WINDOW ROCK – Navajo Nation President Buu Nygren and Division of Human Resources Director Reycita Toddy announced May 26 the implementation of a $14.70 per hour wage minimum wage for all Navajo Nation offices.
“Our chapter houses are at the heart of delivering services to the Navajo Nation,” President Buu Nygren said. “Yet many employees continue to try to make a living on a minimum wage of $7.25. No one can do that. That federal minimum rate keeps our families below the poverty line, and that’s wrong.”
The President said a minimum pay raise was long overdue that the Navajo Nation gets its budgets to reflect competitive wages. Without better pay for the Nation’s minimum wage jobs to fill open positions, it will similarly be unable to attract police officers, EMTs, office staff, lawyers, engineers, biologists, accountants and the numerous educated professionals who can move critical projects forward faster and more efficiently.

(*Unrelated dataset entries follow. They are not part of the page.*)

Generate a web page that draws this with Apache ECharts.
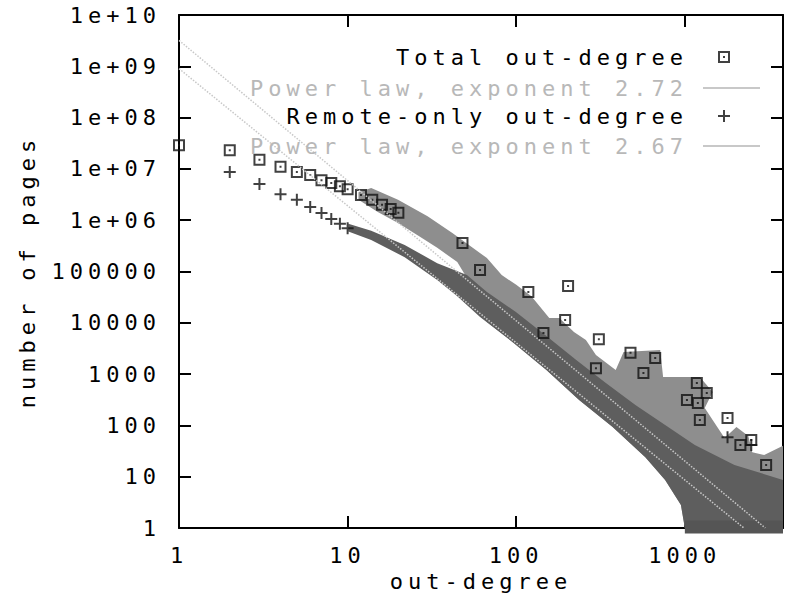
<!DOCTYPE html>
<html>
<head>
<meta charset="utf-8">
<script src="https://cdn.jsdelivr.net/npm/echarts@6/dist/echarts.min.js"></script>
<style>
  html, body { margin: 0; padding: 0; background: #fff; }
  #chart { width: 786px; height: 600px; letter-spacing: 5px; }
</style>
</head>
<body>
<div id="chart"></div>
<script>
// tick labels
const xTickLabels = ['1', '10', '100', '1000'];
const yTickLabels = ['1', '10', '100', '1000', '10000', '100000', '1e+06', '1e+07', '1e+08', '1e+09', '1e+10'];

// Total out-degree: separate squares (low degrees + outliers)
const totalPoints = [
  [1, 2.9e7], [2, 2.3e7], [3, 1.5e7], [4, 1.1e7], [5, 8.7e6], [6, 7.6e6], [7, 6e6],
  [8, 5.3e6], [9, 4.6e6], [10, 4e6], [12, 3.1e6], [14, 2.5e6], [16, 2e6], [18, 1.66e6], [20, 1.4e6],
  [48, 3.6e5], [61, 1.07e5], [118, 4.0e4], [203, 5.2e4], [195, 1.13e4], [145, 6.3e3],
  [309, 4.8e3], [297, 1.3e3], [476, 2.6e3], [667, 2.06e3], [568, 1.05e3],
  [1178, 670], [1349, 428], [1029, 313], [1194, 273], [1227, 127], [1791, 139],
  [2135, 41.5], [2477, 52], [3034, 17]
];
// Remote-only out-degree: separate crosses
const remotePoints = [
  [2, 8.7e6], [3, 5.1e6], [4, 3.2e6], [5, 2.5e6], [6, 1.8e6], [7, 1.38e6],
  [8, 1.05e6], [9, 8.5e5], [10, 7e5], [1791, 59], [2477, 41.5]
];

// dense regions where the markers overlap (outline)
const totalCloud = [
  [11.6, 3.5e6], [13.8, 4.25e6], [19.9, 2.5e6], [29.8, 1.2e6], [41.8, 5.6e5], [67, 1.83e5],
  [82, 8.5e4], [100, 5.5e4], [123, 3.3e4], [157, 1.24e4], [180, 1.24e4], [220, 6.6e3],
  [259, 4.6e3], [297, 2.35e3], [389, 1.2e3], [433, 2.7e3], [714, 2.95e3], [743, 877],
  [1227, 877], [1463, 448], [1312, 218], [1543, 97], [1720, 57], [2023, 93], [2379, 62],
  [2510, 30], [2953, 26.5], [3820, 40], [3820, 1], [1000, 1],
  [948, 2.8], [764, 8.6], [583, 24], [373, 93], [236, 313], [151, 1.2e3], [97, 4.0e3],
  [67, 1.04e4], [55, 2.8e4], [51, 7.5e4], [44.7, 1.53e5], [34, 2.9e5], [27, 4.7e5],
  [19.9, 8.8e5], [15.1, 1.45e6], [11.6, 2.5e6]
];
const remoteCloud = [
  [10.1, 8.5e5], [13.8, 6.2e5], [21.8, 3.3e5], [34, 1.45e5], [51, 8.5e4], [67, 4e4],
  [100, 1.6e4], [151, 5.5e3], [226, 1.9e3], [340, 670], [509, 250], [764, 102],
  [1146, 41.5], [1969, 17], [3820, 8.6], [3820, 1], [1000, 1],
  [948, 2.8], [764, 8.6], [583, 24], [373, 93], [236, 313], [151, 1.2e3], [97, 4.0e3],
  [61, 1.3e4], [44.7, 3.3e4], [34, 6.8e4], [21.8, 1.9e5], [13.8, 4.1e5], [10.1, 6.0e5]
];
const bottomRow = [[1000, 1.4], [3820, 1.4], [3820, 0.78], [1000, 0.78]];

// fitted power laws (end points)
const powerLaw272 = [[1, 3.2e9], [3000, 1]];
const powerLaw267 = [[1, 9e8], [2240, 1]];

const squareIcon = 'path://M0,0H12V12H0Z M2,2V10H10V2Z M5,5H7V7H5Z';
const plusIcon = 'path://M5,0H7V5H12V7H7V12H5V7H0V5H5Z';
const font = 'DejaVu Sans Mono';

function decadeLabel(labels) {
  return function (v) {
    const k = Math.log10(v);
    const r = Math.round(k);
    return Math.abs(k - r) < 1e-6 && labels[r] !== undefined ? labels[r] : '';
  };
}

function polygon(points, color) {
  return function (params, api) {
    if (params.dataIndex !== 0) return null;
    return {
      type: 'polygon',
      shape: { points: points.map(p => api.coord(p)) },
      style: { fill: color }
    };
  };
}

const tick = { inside: true, length: 12, interval: 0, lineStyle: { color: '#000', width: 2 } };
const line = { lineStyle: { color: '#000', width: 2 } };
const legendText = { color: '#000', fontFamily: font, fontSize: 22, padding: [0, 25, 0, 0] };
const greyText = { color: '#b8b8b8', fontFamily: font, fontSize: 22, padding: [0, 10, 0, 0] };

const chart = echarts.init(document.getElementById('chart'), null, { renderer: 'svg' });
chart.setOption({
  animation: false,
  backgroundColor: '#fff',
  textStyle: { fontFamily: font },
  grid: { left: 179, top: 15, width: 610, height: 513 },
  xAxis: [{
    type: 'log', min: 1, max: 3820, splitNumber: 4,
    axisLine: line, axisTick: tick, splitLine: { show: false },
    axisLabel: { color: '#000', fontFamily: font, fontSize: 22, margin: 16, interval: 0, formatter: decadeLabel(xTickLabels) },
    name: 'out-degree', nameLocation: 'middle', nameGap: 39,
    nameTextStyle: { color: '#000', fontFamily: font, fontSize: 22 }
  }, {
    type: 'log', min: 1, max: 3820, splitNumber: 4, position: 'top',
    axisLine: line, axisTick: tick, splitLine: { show: false }, axisLabel: { show: false }
  }],
  yAxis: [{
    type: 'log', min: 1, max: 1e10, interval: 1,
    axisLine: line, axisTick: tick, splitLine: { show: false },
    axisLabel: { color: '#000', fontFamily: font, fontSize: 22, margin: 18, interval: 0, formatter: decadeLabel(yTickLabels) },
    name: 'number of pages', nameLocation: 'middle', nameGap: 141,
    nameTextStyle: { color: '#000', fontFamily: font, fontSize: 22 }
  }, {
    type: 'log', min: 1, max: 1e10, interval: 1, position: 'right',
    axisLine: line, axisTick: tick, splitLine: { show: false }, axisLabel: { show: false }
  }],
  legend: [
    { data: [{ name: 'Total out-degree', icon: squareIcon }], align: 'right', right: 56, top: 46, padding: 0,
      itemWidth: 12, itemHeight: 12, textStyle: legendText },
    { data: [{ name: 'Power law, exponent 2.72', icon: 'rect' }], align: 'right', right: 26, top: 77, padding: 0,
      itemWidth: 57, itemHeight: 2, symbolKeepAspect: false, itemStyle: { color: '#c8c8c8' }, textStyle: greyText },
    { data: [{ name: 'Remote-only out-degree', icon: plusIcon }], align: 'right', right: 56, top: 105, padding: 0,
      itemWidth: 12, itemHeight: 12, textStyle: legendText },
    { data: [{ name: 'Power law, exponent 2.67', icon: 'rect' }], align: 'right', right: 26, top: 135, padding: 0,
      itemWidth: 57, itemHeight: 2, symbolKeepAspect: false, itemStyle: { color: '#c8c8c8' }, textStyle: greyText }
  ],
  series: [
    { type: 'custom', name: 'total cloud', data: totalCloud, renderItem: polygon(totalCloud, '#8e8e8e'), clip: false, z: 1, silent: true },
    { type: 'custom', name: 'remote cloud', data: remoteCloud, renderItem: polygon(remoteCloud, '#5e5e5e'), clip: false, z: 1, silent: true },
    { type: 'custom', name: 'bottom row', data: bottomRow, renderItem: polygon(bottomRow, '#555'), clip: false, z: 1, silent: true },
    { type: 'scatter', name: 'Total out-degree', data: totalPoints, symbol: squareIcon, symbolSize: 12,
      itemStyle: { color: '#111' }, z: 2 },
    { type: 'scatter', name: 'Remote-only out-degree', data: remotePoints, symbol: plusIcon, symbolSize: 12,
      itemStyle: { color: '#111' }, z: 2 },
    { type: 'line', name: 'Power law, exponent 2.72', data: powerLaw272, symbol: 'none',
      itemStyle: { color: '#c8c8c8' }, lineStyle: { color: '#c8c8c8', width: 1.5, type: 'dotted' }, z: 3 },
    { type: 'line', name: 'Power law, exponent 2.67', data: powerLaw267, symbol: 'none',
      itemStyle: { color: '#c8c8c8' }, lineStyle: { color: '#c8c8c8', width: 1.5, type: 'dotted' }, z: 3 }
  ]
});
</script>
</body>
</html>
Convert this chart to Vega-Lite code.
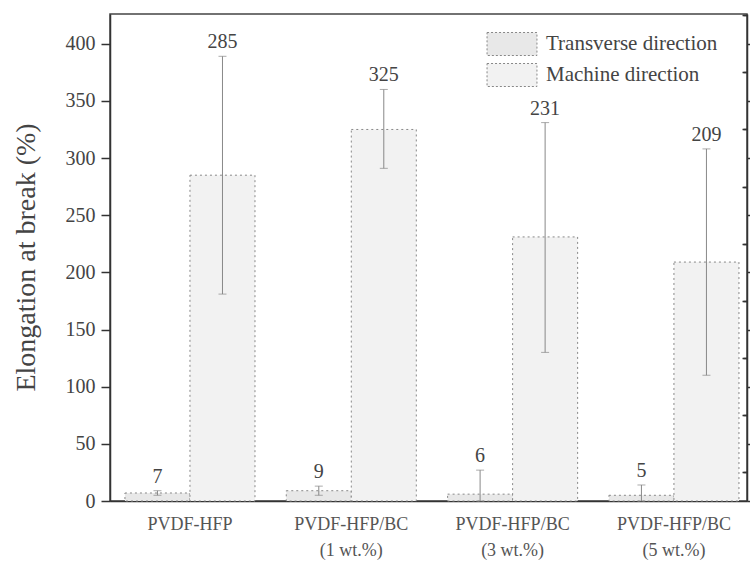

As soon as he entered office in 2023, President Nygren initiated the Navajo Nation Compensation Study. The Division of Human Resources contracted REDW, a nationally recognized compensation consulting firm. REDW completed the compensation study in January 2025.
REDW compared Navajo Nation positions with comparable local and regional market positions to ensure competitive salaries, address pay inequities and to improve recruitment and employee retention. Its objective was to analyze data to make the Navajo Nation a leading employer for Navajo Nation workers and professionals.
“More than 1,200 personnel action forms have already been processed under the new salary schedules,” Director Toddy said. “For years, our employees voiced serious and often emotional concerns about low their pay was. My staff deals with the daily difficulty of retaining qualified workers. They’re the first to tell me that the wages we pay our people needs to reflect increased costs of everything we all buy.”
The study is the first step to address income inequalities for Navajo Nation residents who are now facing disproportionately higher gas and diesel prices at the pump, inflated food costs at the supermarket, and higher bills for everything because of their remote locations.
“My administration made this promise to the Navajo people,” President Nygren said. “They remember me saying we had to ensure there would be a wage increase to pay for grandma’s medicine, so moms and dads could feed their families and buy clothes for their kids, and that they could have just enough left over to continue their traditional lives of farming and ranching, which costs so much more today.”
This is the first step of a continuing process, the President said. Next, he and Director Toddy will work to raise wages across the Navajo Nation, and to increase compensation for Navajo Nation retirees.